▶

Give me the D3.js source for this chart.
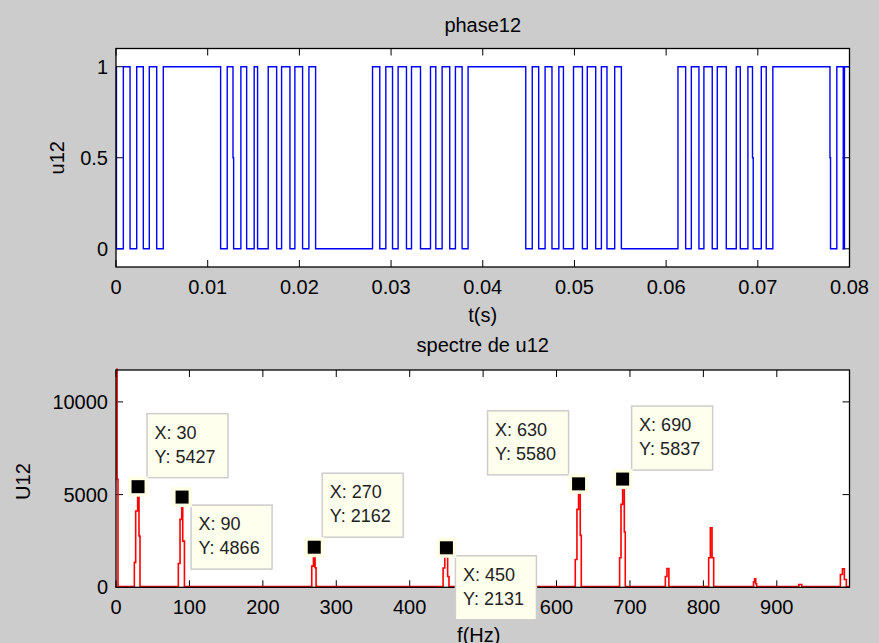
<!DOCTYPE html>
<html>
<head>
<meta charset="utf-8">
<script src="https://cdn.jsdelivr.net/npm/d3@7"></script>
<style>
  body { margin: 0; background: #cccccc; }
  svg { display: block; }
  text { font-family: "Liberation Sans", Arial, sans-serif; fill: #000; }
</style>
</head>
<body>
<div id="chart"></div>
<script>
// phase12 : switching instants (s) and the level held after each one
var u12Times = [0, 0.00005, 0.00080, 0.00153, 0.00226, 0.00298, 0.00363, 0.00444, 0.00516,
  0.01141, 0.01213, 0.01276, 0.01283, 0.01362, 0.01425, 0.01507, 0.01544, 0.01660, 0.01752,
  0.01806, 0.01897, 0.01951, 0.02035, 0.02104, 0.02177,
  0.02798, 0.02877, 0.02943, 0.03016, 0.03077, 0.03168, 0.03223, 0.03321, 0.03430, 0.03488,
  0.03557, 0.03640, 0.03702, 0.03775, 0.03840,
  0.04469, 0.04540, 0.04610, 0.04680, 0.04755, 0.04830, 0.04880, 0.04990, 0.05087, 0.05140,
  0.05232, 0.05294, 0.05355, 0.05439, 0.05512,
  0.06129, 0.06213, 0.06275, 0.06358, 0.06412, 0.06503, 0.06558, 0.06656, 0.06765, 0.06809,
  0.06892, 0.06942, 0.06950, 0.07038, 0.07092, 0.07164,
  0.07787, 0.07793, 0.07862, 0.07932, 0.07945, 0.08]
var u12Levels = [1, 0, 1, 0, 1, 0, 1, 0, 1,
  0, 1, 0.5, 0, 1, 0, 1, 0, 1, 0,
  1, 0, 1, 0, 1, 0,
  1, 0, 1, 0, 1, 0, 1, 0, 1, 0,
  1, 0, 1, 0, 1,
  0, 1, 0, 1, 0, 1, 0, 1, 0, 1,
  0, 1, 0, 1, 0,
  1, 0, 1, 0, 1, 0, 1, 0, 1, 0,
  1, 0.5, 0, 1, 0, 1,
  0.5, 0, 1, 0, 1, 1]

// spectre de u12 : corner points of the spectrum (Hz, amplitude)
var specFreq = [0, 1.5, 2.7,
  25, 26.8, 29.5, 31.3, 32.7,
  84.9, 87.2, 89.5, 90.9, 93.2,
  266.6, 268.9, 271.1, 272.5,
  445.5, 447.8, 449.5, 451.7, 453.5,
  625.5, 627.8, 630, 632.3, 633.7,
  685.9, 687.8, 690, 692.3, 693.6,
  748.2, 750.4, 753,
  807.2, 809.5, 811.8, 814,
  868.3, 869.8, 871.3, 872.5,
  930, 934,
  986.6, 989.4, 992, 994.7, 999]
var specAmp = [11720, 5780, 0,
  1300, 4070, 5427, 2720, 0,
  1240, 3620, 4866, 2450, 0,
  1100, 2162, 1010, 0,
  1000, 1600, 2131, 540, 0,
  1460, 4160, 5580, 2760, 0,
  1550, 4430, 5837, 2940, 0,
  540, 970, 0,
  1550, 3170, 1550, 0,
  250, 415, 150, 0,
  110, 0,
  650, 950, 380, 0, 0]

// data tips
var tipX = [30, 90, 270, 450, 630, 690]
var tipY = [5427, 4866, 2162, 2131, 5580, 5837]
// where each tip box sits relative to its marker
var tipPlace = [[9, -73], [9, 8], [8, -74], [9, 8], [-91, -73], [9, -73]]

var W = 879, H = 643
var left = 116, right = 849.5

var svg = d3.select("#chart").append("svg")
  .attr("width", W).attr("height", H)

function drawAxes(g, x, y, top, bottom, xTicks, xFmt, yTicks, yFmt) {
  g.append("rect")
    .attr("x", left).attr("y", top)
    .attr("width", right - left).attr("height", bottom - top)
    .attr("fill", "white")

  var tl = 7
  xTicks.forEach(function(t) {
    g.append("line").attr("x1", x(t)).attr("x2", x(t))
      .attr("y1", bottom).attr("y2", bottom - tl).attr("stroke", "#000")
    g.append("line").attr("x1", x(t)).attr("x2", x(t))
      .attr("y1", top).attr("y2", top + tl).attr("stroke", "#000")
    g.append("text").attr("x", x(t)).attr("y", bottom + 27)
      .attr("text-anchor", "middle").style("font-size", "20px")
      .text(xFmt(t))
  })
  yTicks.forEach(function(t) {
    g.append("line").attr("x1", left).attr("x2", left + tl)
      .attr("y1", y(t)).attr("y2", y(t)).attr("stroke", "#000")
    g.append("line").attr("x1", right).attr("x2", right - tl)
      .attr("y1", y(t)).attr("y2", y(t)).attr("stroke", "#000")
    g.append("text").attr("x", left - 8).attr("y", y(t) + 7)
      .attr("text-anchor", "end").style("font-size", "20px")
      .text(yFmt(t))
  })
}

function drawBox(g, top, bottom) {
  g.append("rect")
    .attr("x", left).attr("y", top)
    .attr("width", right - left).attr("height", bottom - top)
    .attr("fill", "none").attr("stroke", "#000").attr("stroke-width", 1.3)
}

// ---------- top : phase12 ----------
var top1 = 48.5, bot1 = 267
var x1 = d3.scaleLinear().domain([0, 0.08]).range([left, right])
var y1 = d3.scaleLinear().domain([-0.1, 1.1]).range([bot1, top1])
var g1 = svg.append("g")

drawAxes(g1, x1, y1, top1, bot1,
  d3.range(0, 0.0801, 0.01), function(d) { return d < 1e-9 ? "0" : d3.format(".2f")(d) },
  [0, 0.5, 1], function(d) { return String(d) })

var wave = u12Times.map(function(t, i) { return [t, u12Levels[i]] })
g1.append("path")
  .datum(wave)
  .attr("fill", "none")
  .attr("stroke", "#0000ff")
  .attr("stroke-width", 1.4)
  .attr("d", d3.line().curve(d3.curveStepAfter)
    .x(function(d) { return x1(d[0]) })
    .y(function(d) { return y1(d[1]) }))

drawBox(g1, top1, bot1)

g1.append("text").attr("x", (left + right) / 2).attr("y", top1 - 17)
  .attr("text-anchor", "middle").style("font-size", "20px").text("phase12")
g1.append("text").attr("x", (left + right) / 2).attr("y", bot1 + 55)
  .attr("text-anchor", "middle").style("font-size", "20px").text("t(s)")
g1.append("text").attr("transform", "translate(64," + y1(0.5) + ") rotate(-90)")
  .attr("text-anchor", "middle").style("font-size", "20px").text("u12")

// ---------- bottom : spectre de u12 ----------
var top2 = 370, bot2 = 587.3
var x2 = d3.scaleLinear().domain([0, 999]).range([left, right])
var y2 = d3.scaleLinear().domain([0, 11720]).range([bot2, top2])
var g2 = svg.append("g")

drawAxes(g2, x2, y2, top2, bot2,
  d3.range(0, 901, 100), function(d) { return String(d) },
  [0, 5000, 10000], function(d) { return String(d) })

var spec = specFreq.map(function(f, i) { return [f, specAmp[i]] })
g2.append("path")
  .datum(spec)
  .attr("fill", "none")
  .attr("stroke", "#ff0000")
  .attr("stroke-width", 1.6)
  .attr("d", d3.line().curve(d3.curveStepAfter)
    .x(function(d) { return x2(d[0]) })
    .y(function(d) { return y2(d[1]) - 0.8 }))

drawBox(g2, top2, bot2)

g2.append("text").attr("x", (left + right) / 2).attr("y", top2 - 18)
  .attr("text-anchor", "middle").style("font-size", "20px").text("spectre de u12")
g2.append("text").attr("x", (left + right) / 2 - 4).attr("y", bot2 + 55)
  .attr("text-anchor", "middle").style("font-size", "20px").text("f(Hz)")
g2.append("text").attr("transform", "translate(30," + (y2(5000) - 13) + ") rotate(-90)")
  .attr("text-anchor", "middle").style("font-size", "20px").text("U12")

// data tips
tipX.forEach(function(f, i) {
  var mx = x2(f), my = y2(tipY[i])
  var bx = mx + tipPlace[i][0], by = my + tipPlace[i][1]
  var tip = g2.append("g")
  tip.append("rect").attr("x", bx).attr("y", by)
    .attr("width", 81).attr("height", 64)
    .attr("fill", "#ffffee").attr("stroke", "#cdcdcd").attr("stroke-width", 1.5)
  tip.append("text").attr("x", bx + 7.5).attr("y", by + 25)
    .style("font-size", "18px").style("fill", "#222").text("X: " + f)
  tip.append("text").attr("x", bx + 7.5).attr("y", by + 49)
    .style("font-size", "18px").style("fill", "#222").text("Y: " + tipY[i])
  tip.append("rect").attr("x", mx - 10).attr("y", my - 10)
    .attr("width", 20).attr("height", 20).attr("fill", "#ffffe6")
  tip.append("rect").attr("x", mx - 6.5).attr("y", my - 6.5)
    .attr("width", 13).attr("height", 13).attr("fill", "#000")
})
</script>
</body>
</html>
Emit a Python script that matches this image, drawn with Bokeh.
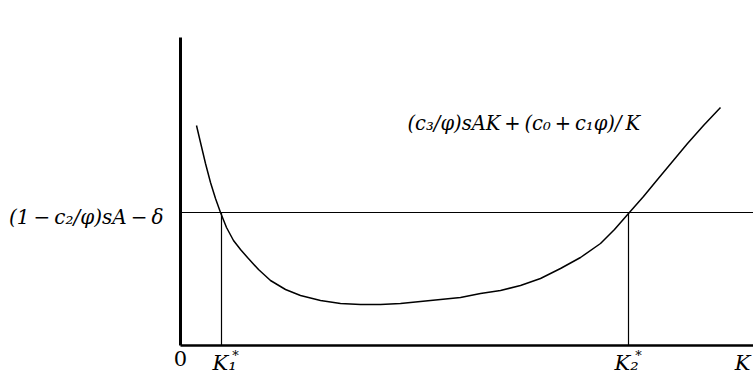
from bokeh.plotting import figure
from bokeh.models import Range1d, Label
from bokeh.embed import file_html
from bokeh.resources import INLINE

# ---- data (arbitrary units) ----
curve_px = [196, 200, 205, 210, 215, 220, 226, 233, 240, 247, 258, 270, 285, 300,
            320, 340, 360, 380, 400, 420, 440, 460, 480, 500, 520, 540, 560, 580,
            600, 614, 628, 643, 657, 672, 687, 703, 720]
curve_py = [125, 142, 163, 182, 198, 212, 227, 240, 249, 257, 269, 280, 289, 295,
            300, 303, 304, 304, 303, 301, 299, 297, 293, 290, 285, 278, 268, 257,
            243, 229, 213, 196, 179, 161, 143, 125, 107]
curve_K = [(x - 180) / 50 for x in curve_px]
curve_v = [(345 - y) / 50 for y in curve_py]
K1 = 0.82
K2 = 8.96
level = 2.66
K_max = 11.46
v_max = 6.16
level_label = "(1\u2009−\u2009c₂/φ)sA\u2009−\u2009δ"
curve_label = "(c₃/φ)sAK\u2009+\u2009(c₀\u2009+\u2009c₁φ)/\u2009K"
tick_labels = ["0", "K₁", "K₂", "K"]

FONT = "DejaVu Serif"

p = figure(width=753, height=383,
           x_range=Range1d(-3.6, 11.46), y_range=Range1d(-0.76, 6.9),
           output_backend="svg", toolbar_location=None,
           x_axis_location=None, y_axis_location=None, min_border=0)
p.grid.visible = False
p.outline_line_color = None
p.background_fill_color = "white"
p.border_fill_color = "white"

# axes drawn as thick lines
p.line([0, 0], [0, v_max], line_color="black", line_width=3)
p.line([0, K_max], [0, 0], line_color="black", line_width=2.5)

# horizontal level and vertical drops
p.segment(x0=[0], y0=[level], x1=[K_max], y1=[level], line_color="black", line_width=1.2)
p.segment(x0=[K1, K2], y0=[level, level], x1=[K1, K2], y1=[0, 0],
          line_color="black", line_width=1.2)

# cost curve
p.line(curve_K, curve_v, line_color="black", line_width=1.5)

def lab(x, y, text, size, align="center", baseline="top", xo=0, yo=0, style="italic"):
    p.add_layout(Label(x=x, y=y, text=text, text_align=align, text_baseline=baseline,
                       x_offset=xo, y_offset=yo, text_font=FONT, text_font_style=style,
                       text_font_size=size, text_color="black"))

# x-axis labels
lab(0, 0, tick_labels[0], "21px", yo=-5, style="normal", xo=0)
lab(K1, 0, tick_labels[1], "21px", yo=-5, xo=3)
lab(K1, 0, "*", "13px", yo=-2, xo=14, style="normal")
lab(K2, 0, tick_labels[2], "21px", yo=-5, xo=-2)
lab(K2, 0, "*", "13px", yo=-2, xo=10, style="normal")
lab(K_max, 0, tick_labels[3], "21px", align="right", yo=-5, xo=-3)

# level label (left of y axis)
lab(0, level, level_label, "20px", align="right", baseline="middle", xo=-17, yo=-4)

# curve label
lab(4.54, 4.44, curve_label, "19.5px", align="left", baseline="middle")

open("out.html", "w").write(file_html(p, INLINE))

◀
▶

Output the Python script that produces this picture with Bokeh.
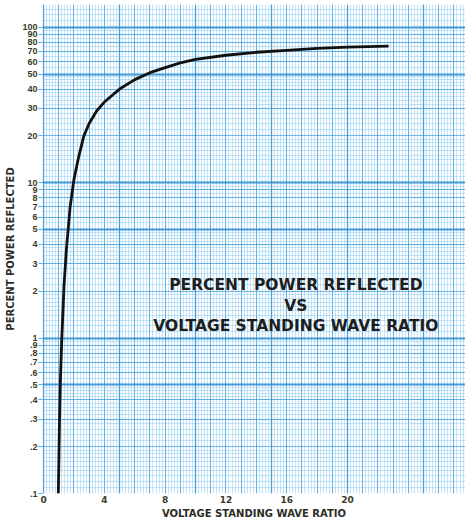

◀

# [The task]
Begin with the line that contains "Emit a Python" and end with the line that contains "from bokeh.resources import INLINE"; write out both and all lines between exactly, but no pictures.

# [Solution]
Emit a Python script that matches this image, drawn with Bokeh.
from bokeh.plotting import figure
from bokeh.models import Range1d, Label
from bokeh.embed import file_html
from bokeh.resources import INLINE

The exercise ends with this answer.